Cassandra Documentation

Version:

Configure SAI indexes

Configuring your Apache Cassandra environment for Storage-Attached Indexing (SAI) may require some customization of the cassandra.yaml file.

Compaction strategies

Read queries perform better with compaction strategies that produce fewer SSTables.

For most environments that include SAI indexes, using the default SizeTieredCompactionStrategy (STCS) is recommended. This strategy triggers a minor compaction when there are a number of similar sized SSTables on disk as configured by the table subproperty, min_threshold. A minor compaction does not involve all the tables in a keyspace. For details, see Configuring compaction.

For time series data, an alternative is the TimeWindowCompactionStrategy (TWCS). TWCS compacts SSTables using a series of time windows. While in a time window, TWCS compacts all SSTables flushed from memory into larger SSTables using STCS. At the end of the time window, all of these SSTables are compacted into a single SSTable. Then the next time window starts and the process repeats. The duration of the time window is the only setting required. See TimeWindowCompactionStrategy. For more information about TWCS, see Time Window Compaction Strategy.

In general, do not use LeveledCompactionStrategy (LCS) unless your index queries restrict the token range, either directly or by providing a restriction on the partition key. However, if you decide to use LCS, use the following guidelines:

  • The 160 MB default for the CREATE TABLE command’s sstable_size_in_mb option, described in this topic, may result in suboptimal performance for index queries that do not restrict on token range or partition key.

  • While even higher values may be appropriate, depending on your hardware, we recommend at least doubling the default value of sstable_size_in_mb.

Example:

CREATE TABLE IF NOT EXISTS my_keyspace.my_table
.
.
.
   WITH compaction = {
     'class' : 'LeveledCompactionStrategy',
     'sstable_size_in_mb' : '320' };

After increasing the MB value, observe whether the query performance improves on tables with SAI indexes. To observe any performance deltas, per query, look at the QueryLatency and SSTableIndexesHit data in the Cassandra query metrics.

Using a larger value reserves more disk space, because the SSTables are larger, and the ones destined for replacement will use more space while being compacted. However, the larger value results in having fewer SSTables, which lowers query latencies. Each SAI index should ultimately consume less space on disk because of better long-term compression with the larger indexes.

If query performance degrades on large (sstable_max_size ~2GB) SAI indexed SSTables when the workload is not dominated by reads but is experiencing increased write amplification, consider using Unified Compaction Strategy (UCS).

The cassandra.yaml options sai_sstable_indexes_per_query_warn_threshold (default: 32) and sai_sstable_indexes_per_query_fail_threshold (default: disabled) determine the number of SSTable indexes a SAI query touches before warning clients and failing queries respectively.
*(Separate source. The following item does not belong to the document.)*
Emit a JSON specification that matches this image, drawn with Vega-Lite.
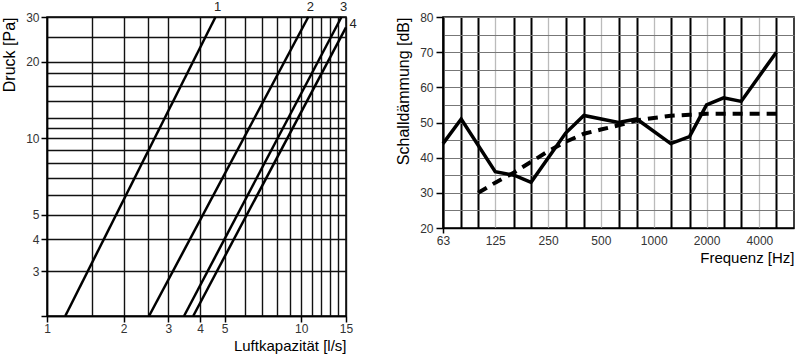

When enabled, they can provide feedback for clients and protection for the database in the face of sub-optimal read queries.

About SAI encryption

With SAI indexes, its on-disk components are simply additional SSTable data. To protect sensitive user data, including any present in the table’s partition key values, SAI will need to encrypt all parts of the index that contain user data,the trie index data for strings and the kd-tree data for numerics. By design, SAI does not encrypt non-user data such as postings metadata or SSTable-level offsets and tokens.